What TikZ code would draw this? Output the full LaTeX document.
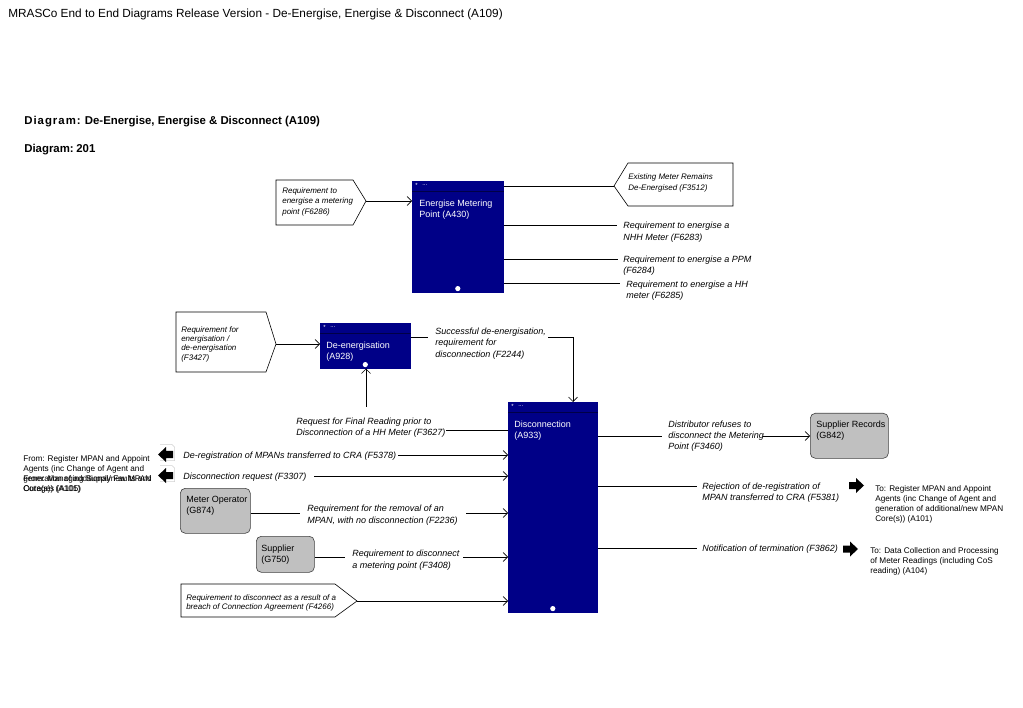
\documentclass[tikz,border=0pt]{standalone}
\usepackage{fontspec}
\setmainfont{Liberation Sans}
\usetikzlibrary{arrows.meta,calc}
\definecolor{navy}{RGB}{0,0,135}
\definecolor{navydark}{RGB}{0,0,70}
\definecolor{boxgray}{RGB}{192,192,192}
\newcommand{\dgsp}{\kern1pt}
\begin{document}
\begin{tikzpicture}[x=1pt,y=-1pt,
  line width=0.6pt,
  arr/.style={-{Straight Barb[length=4.5pt,width=9pt]}},
  proc/.style={draw=navy,fill=navy,inner sep=0,anchor=north west},
  hdrline/.style={draw=navydark,line width=1pt},
  ptxt/.style={inner sep=0,anchor=north west,align=left,text=white,font=\fontsize{9}{11}\selectfont},
  star/.style={inner sep=0,anchor=north west,text=white,font=\fontsize{6}{6}\selectfont},
  gbox/.style={draw=black!75,fill=boxgray,rounded corners=5pt,inner sep=0,anchor=north west},
  gtxt/.style={inner sep=0,anchor=north west,align=left,font=\fontsize{9}{11}\selectfont},
  lab/.style={inner sep=0,anchor=north west,align=left,font=\fontsize{9}{11.5}\selectfont\itshape},
  plab/.style={inner sep=0,anchor=north west,align=left,font=\fontsize{8}{10.5}\selectfont\itshape},
  ext/.style={inner sep=0,anchor=north west,align=left,font=\fontsize{8.2}{10}\selectfont},
  pent/.style={draw=black,line width=0.6pt,fill=white},
  blockR/.pic={\fill[black] (0,-3.5) -- (7,-3.5) -- (7,-7.5) -- (15,0) -- (7,7.5) -- (7,3.5) -- (0,3.5) -- cycle;},
  blockL/.pic={\draw[black!18,line width=0.5pt] (-13,-10) -- (-1,-10) -- (1.5,-7.5) -- (1.5,6) -- (-13,6);
               \fill[black] (0,-3.5) -- (-7,-3.5) -- (-7,-7.5) -- (-15,0) -- (-7,7.5) -- (-7,3.5) -- (0,3.5) -- cycle;}
]
\useasboundingbox (0,0) rectangle (1023,708);

% Titles
\node[inner sep=0,anchor=north west,font=\fontsize{11.8}{14}\selectfont] (title) at (8,8.5)
  {MRASCo End to End Diagrams Release Version - De-Energise, Energise \& Disconnect (A109)};
\node[inner sep=0,anchor=north west,font=\fontsize{11.4}{13}\selectfont\bfseries] (diag) at (24,115.5)
  {D\dgsp i\dgsp a\dgsp g\dgsp r\dgsp a\dgsp m\dgsp: De-Energise, Energise \& Disconnect (A109)};
\node[inner sep=0,anchor=north west,font=\fontsize{11.4}{13}\selectfont\bfseries] (diagno) at (24,143.5)
  {Diagram:\kern-0.5pt\ 201};

% Process boxes
\node[proc,minimum width=91pt,minimum height=111pt] (A430) at (412,181) {};
\draw[hdrline] ($(A430.north west)+(0,11)$) -- ($(A430.north east)+(0,11)$);
\node[star] (A430s) at (415,183) {*};
\node[star] (A430d) at (422,184) {...};
\node[ptxt] (A430t) at (419,199.5) {Energise Metering\\Point (A430)};
\fill[white] ($(A430.south)+(0,-4)$) circle (2.6pt);

\node[proc,minimum width=90pt,minimum height=45pt] (A928) at (320,323) {};
\draw[hdrline] ($(A928.north west)+(0,11)$) -- ($(A928.north east)+(0,11)$);
\node[star] (A928s) at (323,325) {*};
\node[star] (A928d) at (330,326) {...};
\node[ptxt] (A928t) at (326,341.5) {De-energisation\\(A928)};
\fill[white] ($(A928.south)+(0,-4)$) circle (2.6pt);

\node[proc,minimum width=89pt,minimum height=210pt] (A933) at (508,402) {};
\draw[hdrline] ($(A933.north west)+(0,11)$) -- ($(A933.north east)+(0,11)$);
\node[star] (A933s) at (511,404) {*};
\node[star] (A933d) at (518,405) {...};
\node[ptxt] (A933t) at (514,420.5) {Disconnection\\(A933)};
\fill[white] ($(A933.south)+(0,-4)$) circle (2.6pt);

% Gray boxes
\node[gbox,minimum width=70pt,minimum height=45pt] (G874) at (180,488) {};
\node[gtxt] (G874t) at (186,495.5) {Meter Operator\\(G874)};
\node[gbox,minimum width=58pt,minimum height=36pt] (G750) at (256,536) {};
\node[gtxt] (G750t) at (261,544.5) {Supplier\\(G750)};
\node[gbox,minimum width=78pt,minimum height=45pt] (G842) at (810,413) {};
\node[gtxt] (G842t) at (816,420.5) {Supplier Records\\(G842)};

% Pentagon interfaces
\draw[pent] (276,180) -- (353,180) -- (366,201) -- (353,225) -- (276,225) -- cycle;
\coordinate (t6286) at (366,201);
\node[plab] (p6286) at (282,187) {Requirement to\\energise a metering\\point (F6286)};
\draw[arr] (t6286) -- (t6286 -| A430.west);

\draw[pent] (614,186) -- (628,163) -- (733,163) -- (733,206) -- (628,206) -- cycle;
\coordinate (t3512) at (614,186);
\node[plab,font=\fontsize{8}{11}\selectfont\itshape] (p3512) at (628,173.5) {Existing Meter Remains\\De-Energised (F3512)};
\draw (A430.east |- t3512) -- (t3512);

\draw[pent] (176,312) -- (266,312) -- (276,344) -- (266,372) -- (176,372) -- cycle;
\coordinate (t3427) at (276,344);
\node[plab,font=\fontsize{8}{9.2}\selectfont\itshape] (p3427) at (181,326.5) {Requirement for\\energisation /\\de-energisation\\(F3427)};
\draw[arr] (t3427) -- (t3427 -| A928.west);

\draw[pent] (181,584) -- (335,584) -- (357,601) -- (335,617) -- (181,617) -- cycle;
\coordinate (t4266) at (357,601);
\node[plab,font=\fontsize{8}{9}\selectfont\itshape] (p4266) at (186,594.5) {Requirement to disconnect as a result of a\\breach of Connection Agreement (F4266)};
\draw[arr] (t4266) -- (t4266 -| A933.west);

% A430 outputs
\coordinate (q1) at (617,225);
\draw (A430.east |- q1) -- (q1);
\node[lab] (l6283) at (623,221.7) {Requirement to energise a\\NHH Meter (F6283)};
\coordinate (q2) at (618,259);
\draw (A430.east |- q2) -- (q2);
\node[lab] (l6284) at (623,255.2) {Requirement to energise a PPM\\(F6284)};
\coordinate (q3) at (620,283);
\draw (A430.east |- q3) -- (q3);
\node[lab] (l6285) at (626,280.2) {Requirement to energise a HH\\meter (F6285)};

% A928 -> A933
\coordinate (k1) at (428,337);
\coordinate (k2) at (548,337);
\coordinate (k3) at (573,337);
\draw (A928.east |- k1) -- (k1);
\node[lab] (l2244) at (435,327.5) {Successful de-energisation,\\requirement for\\disconnection (F2244)};
\draw[arr] (k2) -- (k3) -- (k3 |- A933.north);

% A933 -> A928
\coordinate (m1) at (446,430);
\coordinate (m2) at (366,407);
\draw (A933.west |- m1) -- (m1);
\node[lab] (l3627) at (296,417.5) {Request for Final Reading prior to\\Disconnection of a HH Meter (F3627)};
\draw[arr] (m2) -- (m2 |- A928.south);

% Inputs to A933
\pic at (173,454.5) {blockL};
\pic at (173,475.5) {blockL};
\node[ext] (fromA) at (23,455) {From: Register MPAN and Appoint\\Agents (inc Change of Agent and\\generation of additional/new MPAN\\Core(s)) (A101)};
\node[ext] (fromB) at (23,475) {From: Managing Supply Faults and\\Outages (A105)};

\node[lab] (l5378) at (183,451.7) {De-registration of MPANs transferred to CRA (F5378)};
\coordinate (n1) at (398,455);
\draw[arr] (n1) -- (n1 -| A933.west);

\node[lab] (l3307) at (183,472.7) {Disconnection request (F3307)};
\coordinate (n2) at (314,476);
\draw[arr] (n2) -- (n2 -| A933.west);

\coordinate (n3a) at (300,513);
\coordinate (n3b) at (466,513);
\draw (G874.east |- n3a) -- (n3a);
\node[lab] (l2236) at (307,504.7) {Requirement for the removal of an\\MPAN, with no disconnection (F2236)};
\draw[arr] (n3b) -- (n3b -| A933.west);

\coordinate (n4a) at (345,557);
\coordinate (n4b) at (463,557);
\draw (G750.east |- n4a) -- (n4a);
\node[lab] (l3408) at (352,549.7) {Requirement to disconnect\\a metering point (F3408)};
\draw[arr] (n4b) -- (n4b -| A933.west);

% Outputs from A933
\coordinate (o1a) at (662,436);
\coordinate (o1b) at (763,436);
\draw (A933.east |- o1a) -- (o1a);
\node[lab,font=\fontsize{9}{11}\selectfont\itshape] (l3460) at (668,420.7) {Distributor refuses to\\disconnect the Metering\\Point (F3460)};
\draw[arr] (o1b) -- (o1b -| G842.west);

\coordinate (o2) at (697,486);
\draw (A933.east |- o2) -- (o2);
\node[lab,font=\fontsize{9}{10.5}\selectfont\itshape] (l5381) at (702,482.7) {Rejection of de-registration of\\MPAN transferred to CRA (F5381)};
\pic at (849,485.5) {blockR};
\node[ext] (toA) at (875,485) {To: Register MPAN and Appoint\\Agents (inc Change of Agent and\\generation of additional/new MPAN\\Core(s)) (A101)};

\coordinate (o3) at (697,548);
\draw (A933.east |- o3) -- (o3);
\node[lab] (l3862) at (702,544.7) {Notification of termination (F3862)};
\pic at (843,549) {blockR};
\node[ext] (toB) at (870,547) {To: Data Collection and Processing\\of Meter Readings (including CoS\\reading) (A104)};
\end{tikzpicture}
\end{document}
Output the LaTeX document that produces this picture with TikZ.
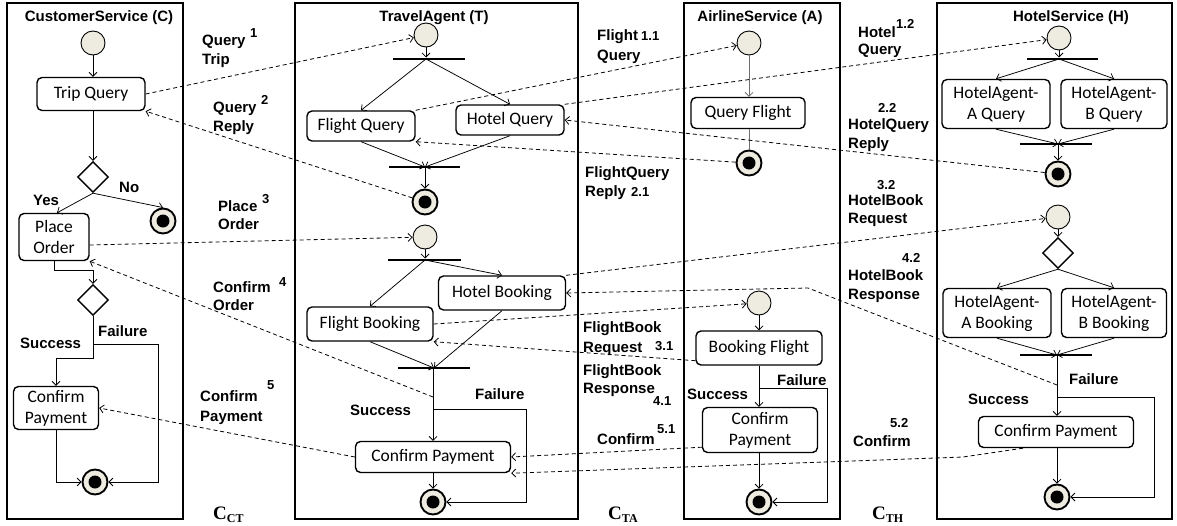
\documentclass[tikz,border=0pt]{standalone}
\usepackage{fontspec}
\setmainfont{Liberation Sans}
\newfontfamily\boxfont{Carlito}
\newfontfamily\serifb{Liberation Serif}
\usetikzlibrary{arrows.meta,shapes.geometric,calc}
\definecolor{beige}{RGB}{238,236,225}
\definecolor{flowgray}{RGB}{110,110,110}
\begin{document}
\begin{tikzpicture}[x=1pt,y=-1pt,
 lane/.style={draw, line width=1.2pt},
 ttl/.style={font=\bfseries\fontsize{15}{16}\selectfont, inner sep=0pt},
 act/.style={draw, rounded corners=5pt, line width=1.4pt, font=\boxfont\fontsize{17.5}{21}\selectfont, inner sep=0pt, align=center},
 init/.style={circle, draw, fill=beige, minimum size=24pt, inner sep=0pt, line width=0.9pt},
 fin/.style={circle, draw, fill=beige, minimum size=25pt, inner sep=0pt, line width=1.9pt, path picture={\fill[black] (path picture bounding box.center) circle (6.5pt);}},
 bar/.style={fill=black, minimum width=#1, minimum height=2.6pt, inner sep=0pt},
 dec/.style={diamond, draw, fill=white, minimum size=31pt, inner sep=0pt, line width=1.4pt},
 flow/.style={line width=0.75pt, -{Straight Barb[length=4pt,width=8pt]}},
 msg/.style={line width=0.8pt, dash pattern=on 4pt off 3pt, -{Straight Barb[length=4pt,width=8pt]}},
 lbl/.style={font=\bfseries\fontsize{15}{16}\selectfont, inner sep=0pt, anchor=base west},
 num/.style={font=\bfseries\fontsize{13}{14}\selectfont, inner sep=0pt, anchor=base west},
 cl/.style={font=\serifb\bfseries\fontsize{19}{20}\selectfont, inner sep=0pt, anchor=base west},
]
\useasboundingbox (0,0) rectangle (1177,525);

% lanes
\draw[lane] (7,3) rectangle (183,519);
\draw[lane] (295,3) rectangle (578,519);
\draw[lane] (684,3) rectangle (840,519);
\draw[lane] (937,3) rectangle (1172,519);

\node[ttl] (tC) at (99,18) {CustomerService (C)};
\node[ttl] (tT) at (434,18) {TravelAgent (T)};
\node[ttl] (tA) at (760,18) {AirlineService (A)};
\node[ttl] (tH) at (1071,18) {HotelService (H)};

% ---------- C lane
\node[init] (c0) at (93,43) {};
\node[act, minimum width=108pt, minimum height=33pt] (tq) at (91,94) {Trip Query};
\node[dec] (cd1) at (93,177) {};
\node[act, minimum width=70pt, minimum height=47pt] (po) at (54,237) {Place\\Order};
\node[fin] (cf1) at (163,221) {};
\node[dec] (cd2) at (93,300) {};
\node[act, minimum width=85pt, minimum height=43pt] (ccp) at (56,408) {Confirm\\Payment};
\node[fin] (cf2) at (95,482) {};

\draw[flow] (c0) -- (c0 |- tq.north);
\draw[flow] (cd1.north |- tq.south) -- (cd1.north);
\draw[flow] (cd1.south) -- ($(po.north)+(3,0)$);
\draw[flow] (cd1.south) -- (cf1.north);
\draw[flow] (po.south) |- ($(cd2.north)+(0,-13)$) -- (cd2.north);
\draw[flow] (cd2.south) -- ++(0,42) -| (ccp.north);
\draw[flow] ($(cd2.south)+(0,28)$) -- ++(65,0) |- (cf2.east);
\draw[flow] (ccp.south) |- (cf2.west);

\node[lbl] (lyes) at (33,205) {Yes};
\node[lbl] (lno) at (119,192) {No};
\node[lbl] (lcs) at (20,348) {Success};
\node[lbl] (lcf) at (98,336) {Failure};

% ---------- T lane
\node[init] (t0) at (426,35) {};
\node[bar=72pt] (tb1) at (429,59) {};
\node[act, minimum width=108pt, minimum height=30pt] (fq) at (361,126) {Flight Query};
\node[act, minimum width=108pt, minimum height=30pt] (hq) at (510,120) {Hotel Query};
\node[bar=71pt] (tb2) at (424,167) {};
\node[fin] (tf1) at (425,202) {};
\node[init] (t1) at (425,237) {};
\node[bar=73pt] (tb3) at (424,260) {};
\node[act, minimum width=126pt, minimum height=34pt] (fb) at (370,324) {Flight Booking};
\node[act, minimum width=127pt, minimum height=34pt] (hb) at (502,293) {Hotel Booking};
\node[bar=72pt] (tb4) at (434,368) {};
\node[act, minimum width=155pt, minimum height=31pt] (tcp) at (433,457) {Confirm Payment};
\node[fin] (tf2) at (433,502) {};

\draw[flow] (t0) -- (t0 |- tb1.north);
\draw[flow] (t0 |- tb1.center) -- (fq.north);
\draw[flow] (t0 |- tb1.center) -- (hq.north);
\draw[flow] (fq.south) -- (tf1 |- tb2.center);
\draw[flow] (hq.south) -- (tf1 |- tb2.center);
\draw[flow] (tf1 |- tb2.center) -- (tf1.north);
\draw[flow] (t1) -- (t1 |- tb3.north);
\draw[flow] (t1 |- tb3.center) -- (fb.north);
\draw[flow] (t1 |- tb3.center) -- (hb.north);
\draw[flow] (fb.south) -- (tb4.center);
\draw[flow] (hb.south) -- (tb4.center);
\draw[flow] (tcp.north |- tb4.center) -- (tcp.north);
\draw[flow] ($(tcp.north |- tb4.center)+(0,41)$) -- ++(93,0) |- (tf2.east);
\draw[flow] (tcp.south) -- (tf2.north);

\node[lbl] (lts) at (350,415) {Success};
\node[lbl] (ltf) at (475,399) {Failure};

% ---------- A lane
\node[init] (a0) at (749,43) {};
\node[act, minimum width=114pt, minimum height=31pt] (qf) at (748,113) {Query Flight};
\node[fin] (af1) at (749,163) {};
\node[init] (a1) at (759,303) {};
\node[act, minimum width=126pt, minimum height=34pt] (bf) at (759,348) {Booking Flight};
\node[act, minimum width=115pt, minimum height=45pt] (acp) at (760,430) {Confirm\\Payment};
\node[fin] (af2) at (759,502) {};

\draw[flow, draw=flowgray] (a0) -- (a0 |- qf.north);
\draw[line width=0.75pt, draw=flowgray] (a0 |- qf.south) -- (af1);
\draw[flow] (a1) -- (a1 |- bf.north);
\draw[flow] (a1 |- bf.south) -- (a1 |- acp.north);
\draw[flow] ($(a1 |- bf.south)+(0,23)$) -- ++(68,0) |- (af2.east);
\draw[flow] (af2 |- acp.south) -- (af2.north);

\node[lbl] (las) at (687,399) {Success};
\node[lbl] (laf) at (777,385) {Failure};

% ---------- H lane
\node[init] (h0) at (1059,38) {};
\node[bar=71pt] (hb1) at (1062,59) {};
\node[act, minimum width=108pt, minimum height=49pt] (haq) at (996,104) {HotelAgent-\\A Query};
\node[act, minimum width=106pt, minimum height=49pt] (hbq) at (1114,104) {HotelAgent-\\B Query};
\node[bar=72pt] (hb2) at (1056,144) {};
\node[fin] (hf1) at (1058,174) {};
\node[init] (h1) at (1058,217) {};
\node[dec] (hd) at (1058,253) {};
\node[act, minimum width=108pt, minimum height=49pt] (hab) at (997,313) {HotelAgent-\\A Booking};
\node[act, minimum width=105pt, minimum height=49pt] (hbb) at (1114,313) {HotelAgent-\\B Booking};
\node[bar=72pt] (hb3) at (1056,355) {};
\node[act, minimum width=155pt, minimum height=31pt] (hcp) at (1056,432) {Confirm Payment};
\node[fin] (hf2) at (1057,497) {};

\draw[flow] (h0) -- (h0 |- hb1.north);
\draw[flow] (h0 |- hb1.center) -- (haq.north);
\draw[flow] (h0 |- hb1.center) -- (hbq.north);
\draw[flow] (haq.south) -- (hf1 |- hb2.center);
\draw[flow] (hbq.south) -- (hf1 |- hb2.center);
\draw[flow] (hf1 |- hb2.center) -- (hf1.north);
\draw[flow] (h1) -- (hd.north);
\draw[flow] (hd.south) -- (hab.north);
\draw[flow] (hd.south) -- (hbb.north);
\draw[flow] (hab.south) -- (hf2 |- hb3.center);
\draw[flow] (hbb.south) -- (hf2 |- hb3.center);
\draw[flow] (hf2 |- hb3.center) -- (hf2 |- hcp.north);
\draw[flow] ($(hf2 |- hb3.center)+(0,42)$) -- ++(97,0) |- (hf2.east);
\draw[flow] (hf2 |- hcp.south) -- (hf2.north);

\node[lbl] (lhs) at (968,404) {Success};
\node[lbl] (lhf) at (1069,384) {Failure};

% ---------- messages
\coordinate (t4) at (433,397);
\coordinate (h4) at (1057,385);
\coordinate (h4b) at (808,288);
\coordinate (m5b) at (963,457);

\draw[msg] (tq.east) -- (t0);
\draw[msg] (tf1) -- (tq.south east);
\draw[msg] ($(po.east)+(0,8)$) -- (t1);
\draw[msg] (t4) -- (po.south east);
\draw[msg] (tcp.west) -- (ccp.east);

\draw[msg] (fq.north east) -- (a0);
\draw[msg] (hq.north east) -- (h0);
\draw[msg] (af1) -- (fq.south east);
\draw[msg] (hf1) -- (hq.east);
\draw[msg] (fb.east) -- (a1);
\draw[msg] (hb.north east) -- (h1);
\draw[msg] ($(bf.south west)+(0,-5)$) -- (fb.south east);
\draw[msg] (h4) -- (h4b) -- (hb.east);
\draw[msg] ($(acp.south west)+(0,-6)$) -- (tcp.east);
\draw[msg] ($(hcp.south)+(-33,0)$) -- (m5b) -- (tcp.south east);

% ---------- message labels C-T
\node[lbl] (q1a) at (202,45) {Query};
\node[num] (q1n) at (250,37) {1};
\node[lbl] (q1b) at (202,64) {Trip};
\node[lbl] (q2a) at (213,112) {Query};
\node[num] (q2n) at (261,104) {2};
\node[lbl] (q2b) at (213,131) {Reply};
\node[lbl] (q3a) at (218,211) {Place};
\node[num] (q3n) at (262,203) {3};
\node[lbl] (q3b) at (218,229) {Order};
\node[lbl] (q4a) at (213,292) {Confirm};
\node[num] (q4n) at (279,286) {4};
\node[lbl] (q4b) at (213,310) {Order};
\node[lbl] (q5a) at (200,401) {Confirm};
\node[num] (q5n) at (267,389) {5};
\node[lbl] (q5b) at (200,421) {Payment};
\node[cl] (cct) at (213,519) {C\raisebox{-3pt}{\fontsize{12}{12}\selectfont CT}};

% ---------- message labels T-A
\node[lbl] (f1a) at (597,40) {Flight};
\node[num] (f1n) at (641,40) {1.1};
\node[lbl] (f1b) at (597,60) {Query};
\node[lbl] (f2a) at (585,177) {FlightQuery};
\node[lbl] (f2b) at (585,196) {Reply};
\node[num] (f2n) at (631,196) {2.1};
\node[lbl] (f3a) at (583,332) {FlightBook};
\node[lbl] (f3b) at (583,352) {Request};
\node[num] (f3n) at (655,350) {3.1};
\node[lbl] (f4a) at (583,375) {FlightBook};
\node[lbl] (f4b) at (583,393) {Response};
\node[num] (f4n) at (653,405) {4.1};
\node[lbl] (f5a) at (597,444) {Confirm};
\node[num] (f5n) at (657,433) {5.1};
\node[cl] (cta) at (608,519) {C\raisebox{-3pt}{\fontsize{12}{12}\selectfont TA}};

% ---------- message labels A-H
\node[lbl] (h1a) at (858,37) {Hotel};
\node[num] (h1n) at (896,28) {1.2};
\node[lbl] (h1b) at (858,54) {Query};
\node[num] (h2n) at (878,112) {2.2};
\node[lbl] (h2a) at (848,129) {HotelQuery};
\node[lbl] (h2b) at (848,148) {Reply};
\node[num] (h3n) at (877,189) {3.2};
\node[lbl] (h3a) at (848,205) {HotelBook};
\node[lbl] (h3b) at (848,223) {Request};
\node[num] (h4n) at (902,262) {4.2};
\node[lbl] (h4a) at (848,280) {HotelBook};
\node[lbl] (h4c) at (848,299) {Response};
\node[num] (h5n) at (890,427) {5.2};
\node[lbl] (h5a) at (853,446) {Confirm};
\node[cl] (cth) at (872,519) {C\raisebox{-3pt}{\fontsize{12}{12}\selectfont TH}};
\end{tikzpicture}
\end{document}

◇ ◇ ◇ ◇ ◇

Task directions:
Copy out every line from the material above in which the word "LaTeX" appears.

Full answer:
What TikZ code would draw this? Output the full LaTeX document.
Output the LaTeX document that produces this picture with TikZ.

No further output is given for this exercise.